[Begin DATA PROVIDED]

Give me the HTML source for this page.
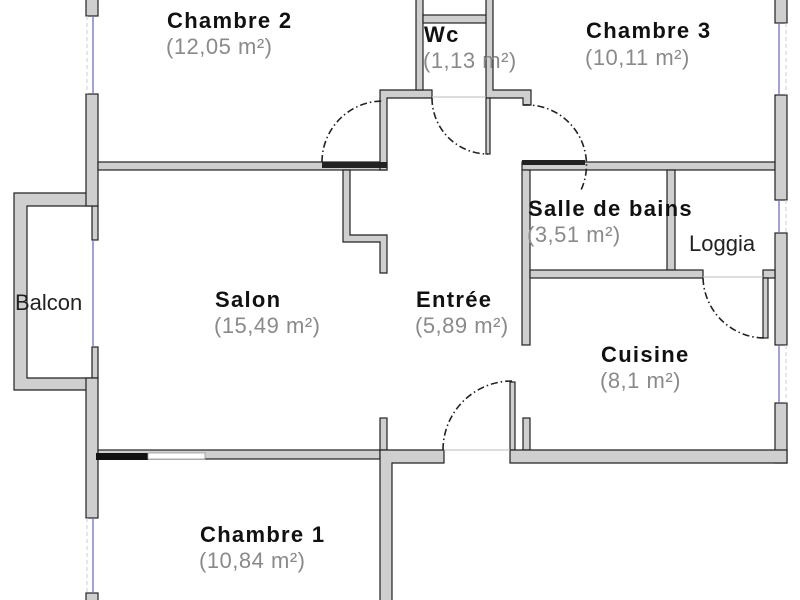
<!DOCTYPE html>
<html><head><style>
html,body{margin:0;padding:0;background:#fff;width:800px;height:600px;overflow:hidden}
svg{display:block}
text{font-family:"Liberation Sans",sans-serif}
.l{font-size:22px;fill:#111;font-weight:bold;letter-spacing:1.3px}
.a{font-size:22px;fill:#8a8a8a;letter-spacing:0.5px}
.d{font-size:22px;fill:#222}
</style></head><body>
<svg width="800" height="600" viewBox="0 0 800 600">
<g fill="#cfcfcf" stroke="#222" stroke-width="1.2">
<path d="M14 193 H92 V206 H27 V378 H92 V390 H14 Z"/>
<rect x="86" y="-2" width="12" height="18"/>
<rect x="92" y="206" width="6" height="34"/>
<rect x="86" y="94" width="12" height="112"/>
<rect x="92" y="347" width="6" height="31"/>
<rect x="86" y="378" width="12" height="140"/>
<rect x="86" y="593" width="12" height="10"/>
<rect x="98" y="162" width="289" height="8"/>
<path d="M380 90 H432 V98 H387 V170 H380 Z"/>
<rect x="416" y="-2" width="7" height="92"/>
<rect x="423" y="15" width="64" height="8"/>
<path d="M486 -2 H493 V90 H531 V105 H523 V98 H486 Z"/>
<rect x="486" y="98" width="4" height="56"/>
<path d="M343 170 H350 V235 H387 V273 H380 V242 H343 Z"/>
<rect x="522" y="162" width="253" height="8"/>
<rect x="775" y="-2" width="12" height="25"/>
<rect x="775" y="95" width="12" height="105"/>
<rect x="775" y="233" width="12" height="112"/>
<rect x="775" y="403" width="12" height="60"/>
<rect x="522" y="170" width="8" height="175"/>
<rect x="667" y="170" width="8" height="100"/>
<rect x="530" y="270" width="173" height="8"/>
<rect x="763" y="270" width="12" height="8"/>
<rect x="763" y="278" width="5" height="60"/>
<rect x="98" y="450" width="282" height="9"/>
<rect x="380" y="418" width="7" height="32"/>
<path d="M380 450 H444 V463 H392 V603 H380 Z"/>
<rect x="510" y="382" width="5" height="68"/>
<rect x="523" y="418" width="7" height="32"/>
<path d="M510 450 H787 V463 H510 Z"/>
</g>
<rect x="322" y="162" width="65" height="6" fill="#222"/>
<rect x="522" y="160" width="63" height="5" fill="#222"/>
<rect x="96" y="453" width="52" height="7" fill="#111"/>
<rect x="148" y="453" width="57" height="6" fill="#fff" stroke="#999" stroke-width="0.8"/>
<g stroke="#7070c0" stroke-width="1.3">
<line x1="93" y1="16" x2="93" y2="94"/>
<line x1="93" y1="240" x2="93" y2="347"/>
<line x1="93" y1="518" x2="93" y2="593"/>
<line x1="779" y1="23" x2="779" y2="95"/>
<line x1="779" y1="200" x2="779" y2="233"/>
<line x1="779" y1="345" x2="779" y2="403"/>
</g>
<g stroke="#ccc" stroke-width="1" stroke-dasharray="4 3">
<line x1="87" y1="16" x2="87" y2="94"/>
<line x1="87" y1="518" x2="87" y2="593"/>
<line x1="786" y1="23" x2="786" y2="95"/>
<line x1="786" y1="200" x2="786" y2="233"/>
<line x1="786" y1="345" x2="786" y2="403"/>
</g>
<g stroke="#bbb" stroke-width="1">
<line x1="432" y1="97" x2="486" y2="97"/>
<line x1="444" y1="450" x2="510" y2="450"/>
<line x1="703" y1="277" x2="763" y2="277"/>
</g>
<g fill="none" stroke="#222" stroke-width="1.6" stroke-dasharray="7 3 1.5 3">
<path d="M322 162 A61 61 0 0 1 383 101"/>
<path d="M432 98 A56 56 0 0 0 488 154"/>
<path d="M523 105 A60 60 0 0 1 581 190"/>
<path d="M443 450 A69 69 0 0 1 512 381"/>
<path d="M703 278 A62 62 0 0 0 765 338"/>
</g>
<text class="l" x="167" y="28">Chambre 2</text>
<text class="a" x="166" y="54">(12,05 m²)</text>
<text class="l" x="424" y="42">Wc</text>
<text class="a" x="423" y="68">(1,13 m²)</text>
<text class="l" x="586" y="38">Chambre 3</text>
<text class="a" x="585" y="65">(10,11 m²)</text>
<text class="l" x="528" y="216">Salle de bains</text>
<text class="a" x="527" y="242">(3,51 m²)</text>
<text class="d" x="689" y="251">Loggia</text>
<text class="d" x="15" y="310">Balcon</text>
<text class="l" x="215" y="307">Salon</text>
<text class="a" x="214" y="333">(15,49 m²)</text>
<text class="l" x="416" y="307">Entrée</text>
<text class="a" x="415" y="333">(5,89 m²)</text>
<text class="l" x="601" y="362">Cuisine</text>
<text class="a" x="600" y="388">(8,1 m²)</text>
<text class="l" x="200" y="542">Chambre 1</text>
<text class="a" x="199" y="568">(10,84 m²)</text>
</svg>
</body></html>
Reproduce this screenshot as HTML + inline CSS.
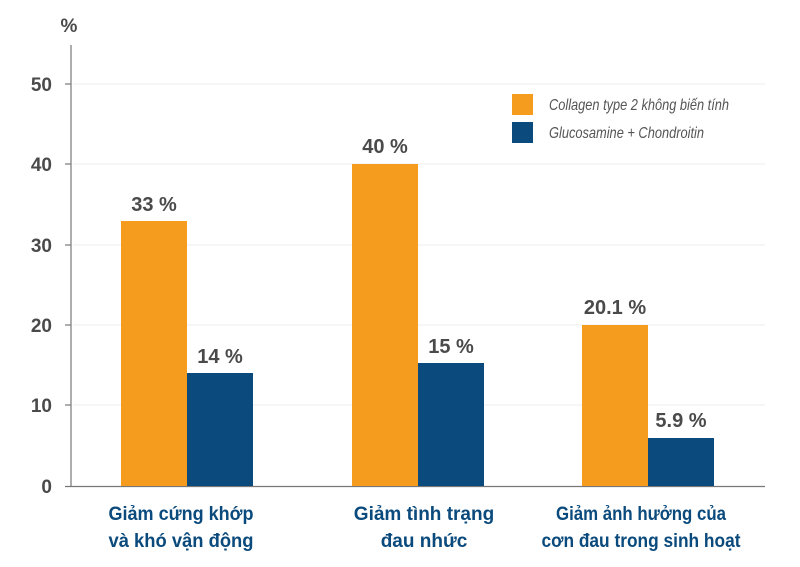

[End DATA PROVIDED]

■ WORK TO DO: Exclude the pictures, and transcribe all of the material exactly.

■ TASK SOLUTION:
Give me the HTML source for this page.
<!DOCTYPE html>
<html><head><style>
html,body{margin:0;padding:0;background:#fff;width:800px;height:600px;overflow:hidden}
svg{display:block}
text{font-family:"Liberation Sans",sans-serif}
.l{font-size:22px;fill:#111;font-weight:bold;letter-spacing:1.3px}
.a{font-size:22px;fill:#8a8a8a;letter-spacing:0.5px}
.d{font-size:22px;fill:#222}
</style></head><body>
<svg width="800" height="600" viewBox="0 0 800 600">
<g fill="#cfcfcf" stroke="#222" stroke-width="1.2">
<path d="M14 193 H92 V206 H27 V378 H92 V390 H14 Z"/>
<rect x="86" y="-2" width="12" height="18"/>
<rect x="92" y="206" width="6" height="34"/>
<rect x="86" y="94" width="12" height="112"/>
<rect x="92" y="347" width="6" height="31"/>
<rect x="86" y="378" width="12" height="140"/>
<rect x="86" y="593" width="12" height="10"/>
<rect x="98" y="162" width="289" height="8"/>
<path d="M380 90 H432 V98 H387 V170 H380 Z"/>
<rect x="416" y="-2" width="7" height="92"/>
<rect x="423" y="15" width="64" height="8"/>
<path d="M486 -2 H493 V90 H531 V105 H523 V98 H486 Z"/>
<rect x="486" y="98" width="4" height="56"/>
<path d="M343 170 H350 V235 H387 V273 H380 V242 H343 Z"/>
<rect x="522" y="162" width="253" height="8"/>
<rect x="775" y="-2" width="12" height="25"/>
<rect x="775" y="95" width="12" height="105"/>
<rect x="775" y="233" width="12" height="112"/>
<rect x="775" y="403" width="12" height="60"/>
<rect x="522" y="170" width="8" height="175"/>
<rect x="667" y="170" width="8" height="100"/>
<rect x="530" y="270" width="173" height="8"/>
<rect x="763" y="270" width="12" height="8"/>
<rect x="763" y="278" width="5" height="60"/>
<rect x="98" y="450" width="282" height="9"/>
<rect x="380" y="418" width="7" height="32"/>
<path d="M380 450 H444 V463 H392 V603 H380 Z"/>
<rect x="510" y="382" width="5" height="68"/>
<rect x="523" y="418" width="7" height="32"/>
<path d="M510 450 H787 V463 H510 Z"/>
</g>
<rect x="322" y="162" width="65" height="6" fill="#222"/>
<rect x="522" y="160" width="63" height="5" fill="#222"/>
<rect x="96" y="453" width="52" height="7" fill="#111"/>
<rect x="148" y="453" width="57" height="6" fill="#fff" stroke="#999" stroke-width="0.8"/>
<g stroke="#7070c0" stroke-width="1.3">
<line x1="93" y1="16" x2="93" y2="94"/>
<line x1="93" y1="240" x2="93" y2="347"/>
<line x1="93" y1="518" x2="93" y2="593"/>
<line x1="779" y1="23" x2="779" y2="95"/>
<line x1="779" y1="200" x2="779" y2="233"/>
<line x1="779" y1="345" x2="779" y2="403"/>
</g>
<g stroke="#ccc" stroke-width="1" stroke-dasharray="4 3">
<line x1="87" y1="16" x2="87" y2="94"/>
<line x1="87" y1="518" x2="87" y2="593"/>
<line x1="786" y1="23" x2="786" y2="95"/>
<line x1="786" y1="200" x2="786" y2="233"/>
<line x1="786" y1="345" x2="786" y2="403"/>
</g>
<g stroke="#bbb" stroke-width="1">
<line x1="432" y1="97" x2="486" y2="97"/>
<line x1="444" y1="450" x2="510" y2="450"/>
<line x1="703" y1="277" x2="763" y2="277"/>
</g>
<g fill="none" stroke="#222" stroke-width="1.6" stroke-dasharray="7 3 1.5 3">
<path d="M322 162 A61 61 0 0 1 383 101"/>
<path d="M432 98 A56 56 0 0 0 488 154"/>
<path d="M523 105 A60 60 0 0 1 581 190"/>
<path d="M443 450 A69 69 0 0 1 512 381"/>
<path d="M703 278 A62 62 0 0 0 765 338"/>
</g>
<text class="l" x="167" y="28">Chambre 2</text>
<text class="a" x="166" y="54">(12,05 m²)</text>
<text class="l" x="424" y="42">Wc</text>
<text class="a" x="423" y="68">(1,13 m²)</text>
<text class="l" x="586" y="38">Chambre 3</text>
<text class="a" x="585" y="65">(10,11 m²)</text>
<text class="l" x="528" y="216">Salle de bains</text>
<text class="a" x="527" y="242">(3,51 m²)</text>
<text class="d" x="689" y="251">Loggia</text>
<text class="d" x="15" y="310">Balcon</text>
<text class="l" x="215" y="307">Salon</text>
<text class="a" x="214" y="333">(15,49 m²)</text>
<text class="l" x="416" y="307">Entrée</text>
<text class="a" x="415" y="333">(5,89 m²)</text>
<text class="l" x="601" y="362">Cuisine</text>
<text class="a" x="600" y="388">(8,1 m²)</text>
<text class="l" x="200" y="542">Chambre 1</text>
<text class="a" x="199" y="568">(10,84 m²)</text>
</svg>
</body></html>
Reproduce this screenshot as HTML + inline CSS.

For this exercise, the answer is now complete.